I think its nice....my aunt saw one when I went to go look for an altima and she fell in love....she's supposed to schedule a test drive some day.


----------



## sethwas (Apr 30, 2002)

Nay,
Its pretty alright, but I was seriously unimpresed with the interior (quality). But that is just a nissan trend now. The interiors of all their cars are going down hill. Still, its pretty to look at, and has a decent trunk.

Seth


----------



## BORNGEARHEAD (Apr 30, 2002)

I think it is a very nice vehicle. It pretty much has everything.
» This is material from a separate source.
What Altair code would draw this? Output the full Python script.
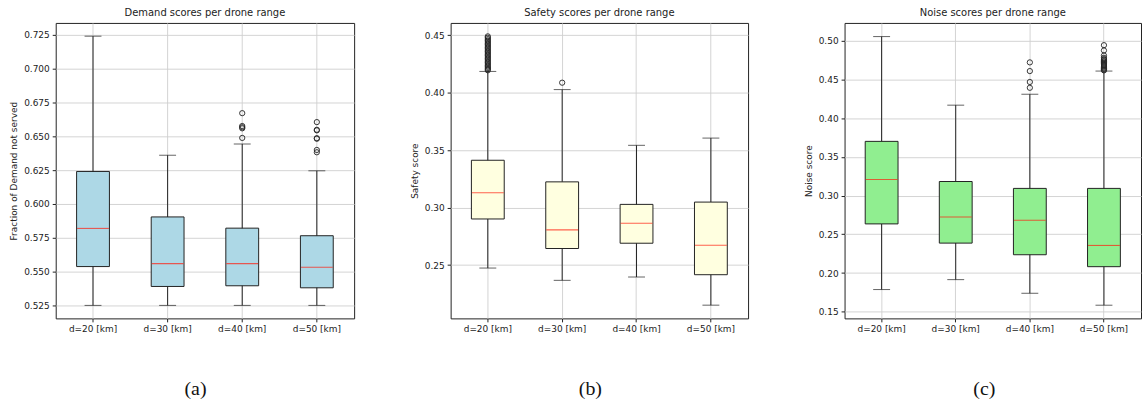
import altair as alt
import pandas as pd

categories = ["d=20 [km]", "d=30 [km]", "d=40 [km]", "d=50 [km]"]

# Demand: fraction of demand not served
demand_low = [0.525, 0.525, 0.525, 0.525]
demand_q1 = [0.5537, 0.5390, 0.5395, 0.5380]
demand_median = [0.5819, 0.5559, 0.5559, 0.5532]
demand_q3 = [0.6240, 0.5904, 0.5821, 0.5765]
demand_high = [0.7240, 0.6360, 0.6443, 0.6245]
demand_outliers = [
    [],
    [],
    [0.6488, 0.6559, 0.6567, 0.6576, 0.6671],
    [0.6382, 0.6399, 0.6482, 0.6486, 0.6544, 0.6548, 0.6605],
]

# Safety score
safety_low = [0.2474, 0.2367, 0.2396, 0.2151]
safety_q1 = [0.2901, 0.2644, 0.2690, 0.2416]
safety_median = [0.3129, 0.2806, 0.2864, 0.2673]
safety_q3 = [0.3412, 0.3224, 0.3028, 0.3048]
safety_high = [0.4185, 0.4027, 0.3542, 0.3605]
safety_outliers = [
    [0.4195, 0.4205, 0.4215, 0.4226, 0.4238, 0.4250, 0.4262, 0.4274, 0.4286,
     0.4298, 0.4310, 0.4322, 0.4334, 0.4346, 0.4358, 0.4370, 0.4382, 0.4394,
     0.4406, 0.4418, 0.4430, 0.4442, 0.4454, 0.4466, 0.4478, 0.4490],
    [0.4087],
    [],
    [],
]

# Noise score
noise_low = [0.1787, 0.1915, 0.1739, 0.1585]
noise_q1 = [0.2634, 0.2386, 0.2236, 0.2082]
noise_median = [0.3207, 0.2724, 0.2681, 0.2356]
noise_q3 = [0.3699, 0.3181, 0.3092, 0.3092]
noise_high = [0.5051, 0.4166, 0.4307, 0.4606]
noise_outliers = [
    [],
    [],
    [0.4390, 0.4465, 0.4606, 0.4718],
    [0.4615, 0.4625, 0.4640, 0.4655, 0.4670, 0.4685, 0.4700, 0.4715, 0.4730,
     0.4745, 0.4760, 0.4777, 0.4807, 0.4872, 0.4940],
]

FONT = "DejaVu Sans"
BOX_WIDTH = 33
CAP_WIDTH = 17


def box_panel(title, ytitle, low, q1, med, q3, high, outliers, fill,
              domain, ticks, fmt, caption, width):
    stats = pd.DataFrame({"cat": categories, "low": low, "q1": q1,
                          "med": med, "q3": q3, "high": high})
    out_rows = [(c, v) for c, vals in zip(categories, outliers) for v in vals]
    out_df = pd.DataFrame(out_rows, columns=["cat", "val"])

    x = alt.X(
        "cat:N", sort=categories, title=caption,
        scale=alt.Scale(paddingInner=0, paddingOuter=0),
        axis=alt.Axis(labelAngle=0, bandPosition=0.5, grid=True,
                      gridColor="#cfcfcf", gridWidth=0.9,
                      tickColor="#222", tickSize=3.5, labelPadding=3,
                      labelFont=FONT, labelFontSize=9, labelColor="#222",
                      domain=False,
                      titleFont="Liberation Serif", titleFontSize=20,
                      titleFontWeight="normal", titleColor="#111",
                      titleX=140, titleY=61, titleAlign="center",
                      titleBaseline="top", titleAnchor=None),
    )
    yscale = alt.Scale(domain=domain, nice=False, zero=False)
    yaxis = alt.Axis(values=ticks, format=fmt, grid=True, labelOverlap=False,
                     tickCount=len(ticks),
                     gridColor="#cfcfcf", gridWidth=0.9,
                     tickColor="#222", tickSize=3.5, labelPadding=3,
                     labelFont=FONT, labelFontSize=9, labelColor="#222",
                     domain=False, title=ytitle, titleFont=FONT,
                     titleFontSize=9, titleFontWeight="normal",
                     titleColor="#222", titlePadding=5)

    base = alt.Chart(stats)
    whisker = base.mark_rule(color="#222", strokeWidth=1).encode(
        x=x, y=alt.Y("low:Q", scale=yscale, axis=yaxis), y2="high:Q")
    caps_low = base.mark_tick(color="#222", size=CAP_WIDTH, thickness=1).encode(
        x=x, y=alt.Y("low:Q", axis=yaxis))
    caps_high = base.mark_tick(color="#222", size=CAP_WIDTH, thickness=1).encode(
        x=x, y=alt.Y("high:Q", axis=yaxis))
    box = base.mark_bar(size=BOX_WIDTH, fill=fill, stroke="#222",
                        strokeWidth=1).encode(
        x=x, y=alt.Y("q1:Q", axis=yaxis), y2="q3:Q")
    median = base.mark_tick(color="#ff2010", size=BOX_WIDTH - 1,
                            thickness=1.1).encode(
        x=x, y=alt.Y("med:Q", axis=yaxis))
    fliers = alt.Chart(out_df).mark_point(
        shape="circle", filled=False, stroke="#222", strokeWidth=0.9,
        size=28, opacity=1).encode(x=x, y=alt.Y("val:Q", axis=yaxis))

    return alt.layer(whisker, box, median, caps_low, caps_high, fliers).properties(
        width=width, height=297,
        title=alt.TitleParams(title, font=FONT, fontSize=10,
                              fontWeight="normal", color="#222", offset=5),
    )


panel_a = box_panel("Demand scores per drone range", "Fraction of Demand not served",
                    demand_low, demand_q1, demand_median, demand_q3, demand_high,
                    demand_outliers, "#ADD8E6", [0.5154, 0.7338],
                    [0.525, 0.55, 0.575, 0.6, 0.625, 0.65, 0.675, 0.7, 0.725],
                    ".3f", "(a)", 300)
panel_b = box_panel("Safety scores per drone range", "Safety score",
                    safety_low, safety_q1, safety_median, safety_q3, safety_high,
                    safety_outliers, "#FFFFE0", [0.2036, 0.4607],
                    [0.25, 0.30, 0.35, 0.40, 0.45], ".2f", "(b)", 299)
panel_c = box_panel("Noise scores per drone range", "Noise score",
                    noise_low, noise_q1, noise_median, noise_q3, noise_high,
                    noise_outliers, "#90EE90", [0.1415, 0.5227],
                    [0.15, 0.20, 0.25, 0.30, 0.35, 0.40, 0.45, 0.50],
                    ".2f", "(c)", 298)

chart = alt.hconcat(panel_a, panel_b, panel_c, spacing=54).properties(
    padding={"left": 9, "top": 6, "right": 0, "bottom": 0},
    background="white",
).configure_view(
    stroke="#222", strokeWidth=1
).configure_axisY(labelOverlap=False)

chart.save("out.html", embed_options={"renderer": "svg", "actions": False})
Working at the dealer, we haven't seen any in for anything but oil changes.


----------



## Ruben (Oct 15, 2002)

That 3.5, really likes mods...


----------



## himilefrontier (Jan 21, 2003)

I don't like it because to me it looks ugly,not boxy enough.But that's a purely subjective thing( I also think that styling has gone downhill ever since 1973 when they had the 5mph bumpers too)


----------



## Rain-Xx (Jul 29, 2002)

Yay. (from what I've seen) I love the design of it and am impressed with the specs... beyond that, I have no real opinion.



sethwas said:


> *I was seriously unimpresed with the interior (quality). But that is just a nissan trend now. The interiors of all their cars are going down hill.
> Seth *


Yeah, I know! The interiors are turning to junk for the most part. I do NOT like the center console of the 350z, G35 or the '04 Maxima. The design just screams cheap... But maybe I just like my car's interior too much.


----------



## Sentrixx (Apr 30, 2002)

I think they look pretty pissed. I love the front and the inside is one of the few that I have seen that made it to the road with the samn interior as at the auto shows.


----------



## FletchSpecV (Nov 26, 2002)

I think they are pretty freakin' cool. My mom wants to get one. I've not driven one, yet. But, I think it would be worth it.


----------



## andre (Apr 30, 2002)

I just made a Murano ad for my marketing class....if someone wants to host it I'll post it up here. Its about 1.4 MB  The teacher liked it.


----------